Mr. Ohl: "Evidently unity was not the aim of the C. I. O. when, in violation of their own vote, they invaded Wisconsin to take possession of the movement in this State. Their every activity shouted treason to the world. . . The full drama of betrayal, as evidenced by events, exposes a treachery never before perpetrated in the annals of labor anywhere. Existing unions were disrupted by the C. I. O., funds were manipulated into C. I. O. channels wherever this could be accomplished."

When a motion was made to print Professor Davis' speech of welcome, Delegate James A. Meade of Chicago rose to shout: "I for one refuse to sit here and hear the president misrepresent the great body of American teachers. The rank and file don't want that kind of stuff. We're for the A. F. of L. regardless of what you want to do.
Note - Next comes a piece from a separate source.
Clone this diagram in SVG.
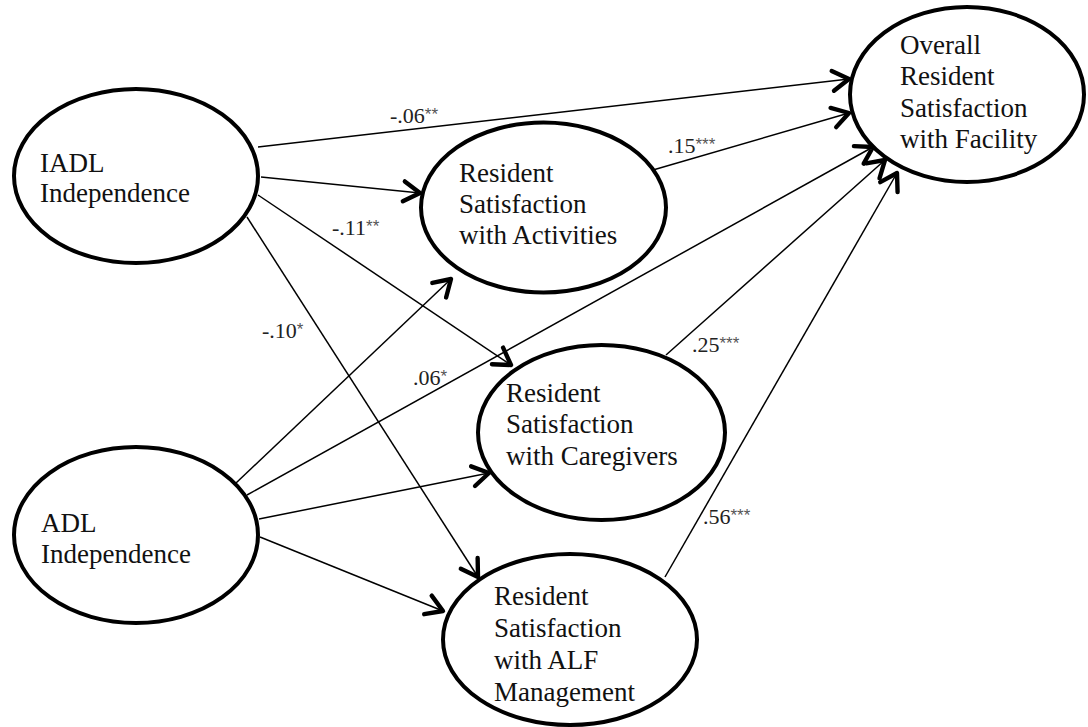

You represent the C. P. but I don't know whether that stands for 'college professors' or 'Communist Party'." This gibe was greeted by a storm of boos and foot-stamping from the radical wing.

The 400 delegates represented some 25,000 members of A. F. of T., who in turn accounted for a little more than 2% of the country's over 1,000,000 teachers. The California, Pennsylvania and New York delegations were instructed in favor of the C. I. O. and the Chicago group against it, but delegates from other sections did not seem to know what their constituencies wanted, let alone the rank & file of U. S. teachers. Agitation for a referendum appeared, and a motion was made that the executive council conduct a referendum on C. I. O. affiliation "no sooner than Feb. 1, 1938." It was passed by a vote of 285 to 227.

This delay was hailed as a victory for the A. F. of L.-minded Chicagoans, but actually it was not, since the C. I. 0. enthusiasts had no hope of winning the convention over at this session, wanted chiefly to keep the question open while they got in further spade work. Moreover, the resolution condemned A. F. of L.'s suspension of C. I. O. unions as "undemocratic action," put the Teachers' Federation on record as refusing to pay special antiC. I. O. assessments levied by A. F. of L., commended "the great success" of C. I. O. in organizing mass production industries. Another sign of which way the wind was blowing was the re-election of C. I. O.-minded President Davis by a comfortable margin over a Chicago opponent named Charles B. Stillman.